▶ TASK DESCRIPTION: Set out each line from the following listing that includes the word "file".

▶ DATASET RECORDS:
● ● ● ● ●

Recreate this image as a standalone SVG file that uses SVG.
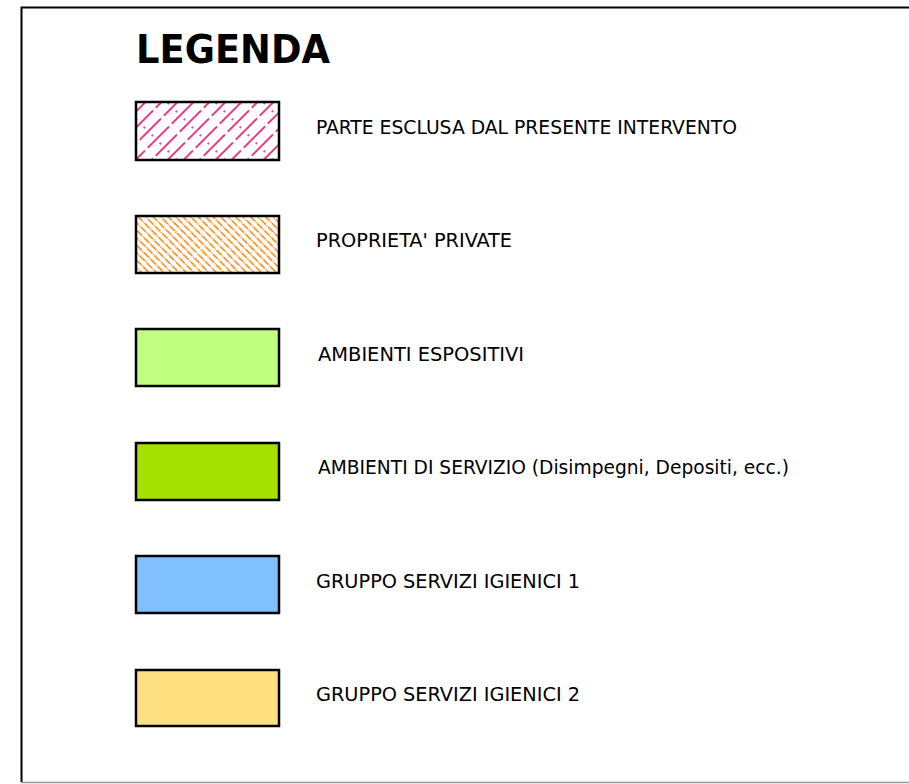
<svg xmlns="http://www.w3.org/2000/svg" width="909" height="784" viewBox="0 0 909 784">
<style>
.box{stroke:#000;stroke-width:2.5}
.lbl{font-family:"DejaVu Sans Condensed","DejaVu Sans",sans-serif;font-size:19px;fill:#000}
.title{font-family:"DejaVu Sans","Liberation Sans",sans-serif;font-weight:bold;font-size:39px;fill:#000}
</style>
<defs>
<pattern id="hatchMag" patternUnits="userSpaceOnUse" width="34" height="11.3" patternTransform="rotate(-45)">
<rect width="34" height="11.3" fill="#fff"/>
<line x1="0" y1="5.6" x2="30" y2="5.6" stroke="#e0157a" stroke-width="1.6"/>
<circle cx="12" cy="0.3" r="0.9" fill="#e0157a"/>
<circle cx="12" cy="11.3" r="0.9" fill="#e0157a"/>
</pattern>
<pattern id="hatchOr" patternUnits="userSpaceOnUse" width="10" height="5.3" patternTransform="rotate(45)">
<rect width="10" height="5.3" fill="#fff"/>
<line x1="0" y1="2.6" x2="7" y2="2.6" stroke="#ff8a10" stroke-width="1.6"/>
<circle cx="8.6" cy="2.6" r="0.8" fill="#ff8a10"/>
</pattern>
</defs>
<g id="frame">
<path d="M21.5 782 V7.5 H909" fill="none" stroke="#000" stroke-width="2"/>
<path d="M21 782.5 H909" fill="none" stroke="#999" stroke-width="1.5"/>
</g>
<g id="title"><text class="title" x="136" y="63" textLength="194" lengthAdjust="spacingAndGlyphs">LEGENDA</text></g>
<g id="item1">
<rect class="box" x="136" y="102" width="143" height="58" fill="url(#hatchMag)"/>
<text class="lbl" x="316" y="134" textLength="421" lengthAdjust="spacingAndGlyphs">PARTE ESCLUSA DAL PRESENTE INTERVENTO</text>
</g>
<g id="item2">
<rect class="box" x="136" y="216" width="143" height="57" fill="url(#hatchOr)"/>
<text class="lbl" x="316" y="247" textLength="196" lengthAdjust="spacingAndGlyphs">PROPRIETA' PRIVATE</text>
</g>
<g id="item3">
<rect class="box" x="136" y="329" width="143" height="57" fill="#c0ff80"/>
<text class="lbl" x="318" y="361" textLength="206" lengthAdjust="spacingAndGlyphs">AMBIENTI ESPOSITIVI</text>
</g>
<g id="item4">
<rect class="box" x="136" y="443" width="143" height="57" fill="#a6e000"/>
<text class="lbl" x="318" y="474" textLength="471" lengthAdjust="spacingAndGlyphs">AMBIENTI DI SERVIZIO (Disimpegni, Depositi, ecc.)</text>
</g>
<g id="item5">
<rect class="box" x="136" y="556" width="143" height="57" fill="#80c0ff"/>
<text class="lbl" x="316" y="588" textLength="264" lengthAdjust="spacingAndGlyphs">GRUPPO SERVIZI IGIENICI 1</text>
</g>
<g id="item6">
<rect class="box" x="136" y="670" width="143" height="56" fill="#ffe080"/>
<text class="lbl" x="316" y="701" textLength="264" lengthAdjust="spacingAndGlyphs">GRUPPO SERVIZI IGIENICI 2</text>
</g>
</svg>
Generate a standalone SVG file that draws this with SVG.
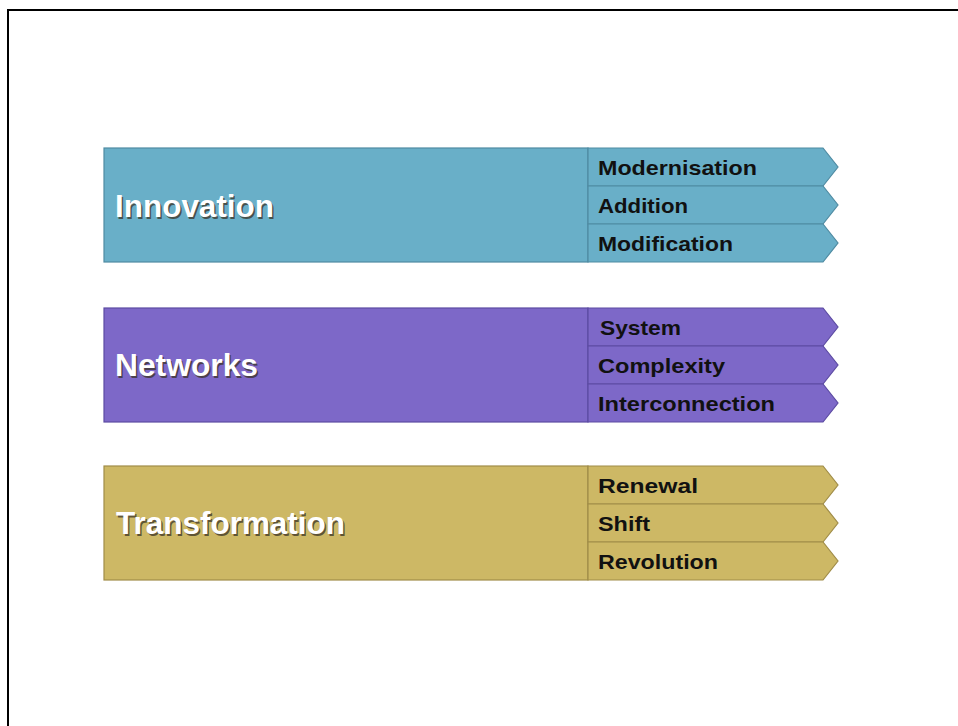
<svg xmlns="http://www.w3.org/2000/svg" width="958" height="726" viewBox="0 0 958 726">
  <style>
    .frame { fill: none; stroke: #000; stroke-width: 2; }
    .head { font-family: "Liberation Sans", Arial, sans-serif; font-weight: bold; font-size: 32px; }
    .head-shadow { fill: #3b3326; fill-opacity: 0.75; }
    .head-text { fill: #ffffff; }
    .item { font-family: "Liberation Sans", Arial, sans-serif; font-weight: bold; font-size: 21px; fill: #111111; }
    .blue .box, .blue .tab { fill: #69afc8; stroke: #4f8ba2; stroke-width: 1.2; }
    .purple .box, .purple .tab { fill: #7d68c8; stroke: #5c4ba2; stroke-width: 1.2; }
    .gold .box, .gold .tab { fill: #cdb865; stroke: #a08c48; stroke-width: 1.2; }
  </style>
  <defs>
    <!-- one chevron tab, 38px tall, anchored at its top-left corner -->
    <polygon id="tab" points="0,0 235,0 250,19 235,38 0,38"/>
  </defs>

  <rect class="frame" x="8" y="10" width="980" height="740"/>

  <!-- Innovation -->
  <g id="innovation" class="blue">
    <rect class="box" x="104" y="148" width="484" height="114"/>
    <text class="head head-shadow" x="116.5" y="218.5" textLength="159" lengthAdjust="spacingAndGlyphs">Innovation</text>
    <text class="head head-text" x="115" y="217" textLength="159" lengthAdjust="spacingAndGlyphs">Innovation</text>
    <g id="modernisation">
      <use href="#tab" class="tab" x="588" y="148"/>
      <text class="item" x="598" y="175" textLength="159" lengthAdjust="spacingAndGlyphs">Modernisation</text>
    </g>
    <g id="addition">
      <use href="#tab" class="tab" x="588" y="186"/>
      <text class="item" x="598" y="213" textLength="90" lengthAdjust="spacingAndGlyphs">Addition</text>
    </g>
    <g id="modification">
      <use href="#tab" class="tab" x="588" y="224"/>
      <text class="item" x="598" y="251" textLength="135" lengthAdjust="spacingAndGlyphs">Modification</text>
    </g>
  </g>

  <!-- Networks -->
  <g id="networks" class="purple">
    <rect class="box" x="104" y="308" width="484" height="114"/>
    <text class="head head-shadow" x="116.5" y="377.5" textLength="143" lengthAdjust="spacingAndGlyphs">Networks</text>
    <text class="head head-text" x="115" y="376" textLength="143" lengthAdjust="spacingAndGlyphs">Networks</text>
    <g id="system">
      <use href="#tab" class="tab" x="588" y="308"/>
      <text class="item" x="600" y="335" textLength="81" lengthAdjust="spacingAndGlyphs">System</text>
    </g>
    <g id="complexity">
      <use href="#tab" class="tab" x="588" y="346"/>
      <text class="item" x="598" y="373" textLength="127" lengthAdjust="spacingAndGlyphs">Complexity</text>
    </g>
    <g id="interconnection">
      <use href="#tab" class="tab" x="588" y="384"/>
      <text class="item" x="598" y="411" textLength="177" lengthAdjust="spacingAndGlyphs">Interconnection</text>
    </g>
  </g>

  <!-- Transformation -->
  <g id="transformation" class="gold">
    <rect class="box" x="104" y="466" width="484" height="114"/>
    <text class="head head-shadow" x="117.5" y="535.5" textLength="229" lengthAdjust="spacingAndGlyphs">Transformation</text>
    <text class="head head-text" x="116" y="534" textLength="229" lengthAdjust="spacingAndGlyphs">Transformation</text>
    <g id="renewal">
      <use href="#tab" class="tab" x="588" y="466"/>
      <text class="item" x="598" y="493" textLength="100" lengthAdjust="spacingAndGlyphs">Renewal</text>
    </g>
    <g id="shift">
      <use href="#tab" class="tab" x="588" y="504"/>
      <text class="item" x="598" y="531" textLength="52" lengthAdjust="spacingAndGlyphs">Shift</text>
    </g>
    <g id="revolution">
      <use href="#tab" class="tab" x="588" y="542"/>
      <text class="item" x="598" y="569" textLength="120" lengthAdjust="spacingAndGlyphs">Revolution</text>
    </g>
  </g>
</svg>
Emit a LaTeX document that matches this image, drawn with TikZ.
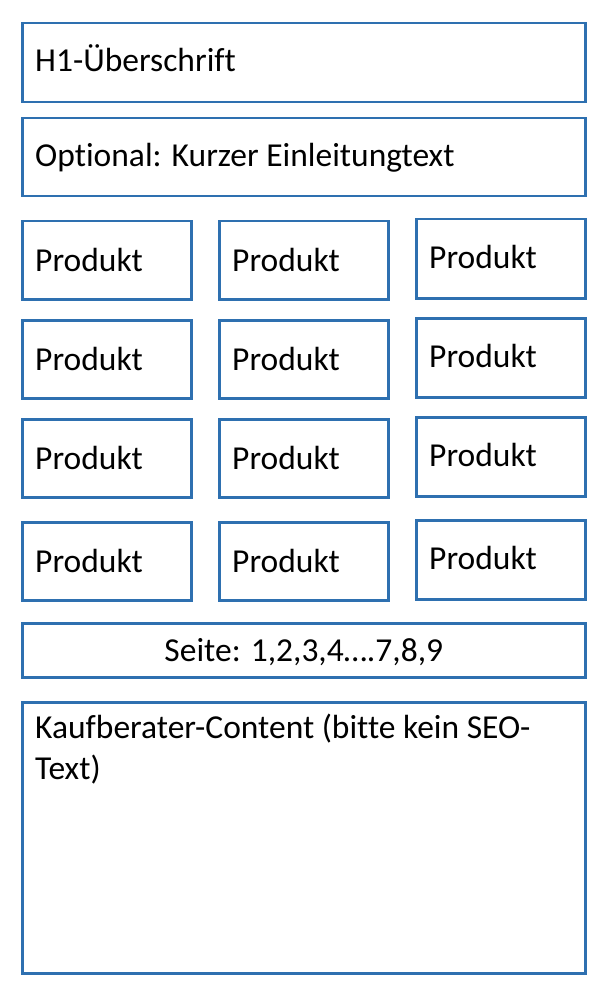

● ● ● ● ●

▶ THE SOLUTION:
Recreate this image as a standalone SVG file that uses SVG.
Generate a standalone SVG file that draws this with SVG.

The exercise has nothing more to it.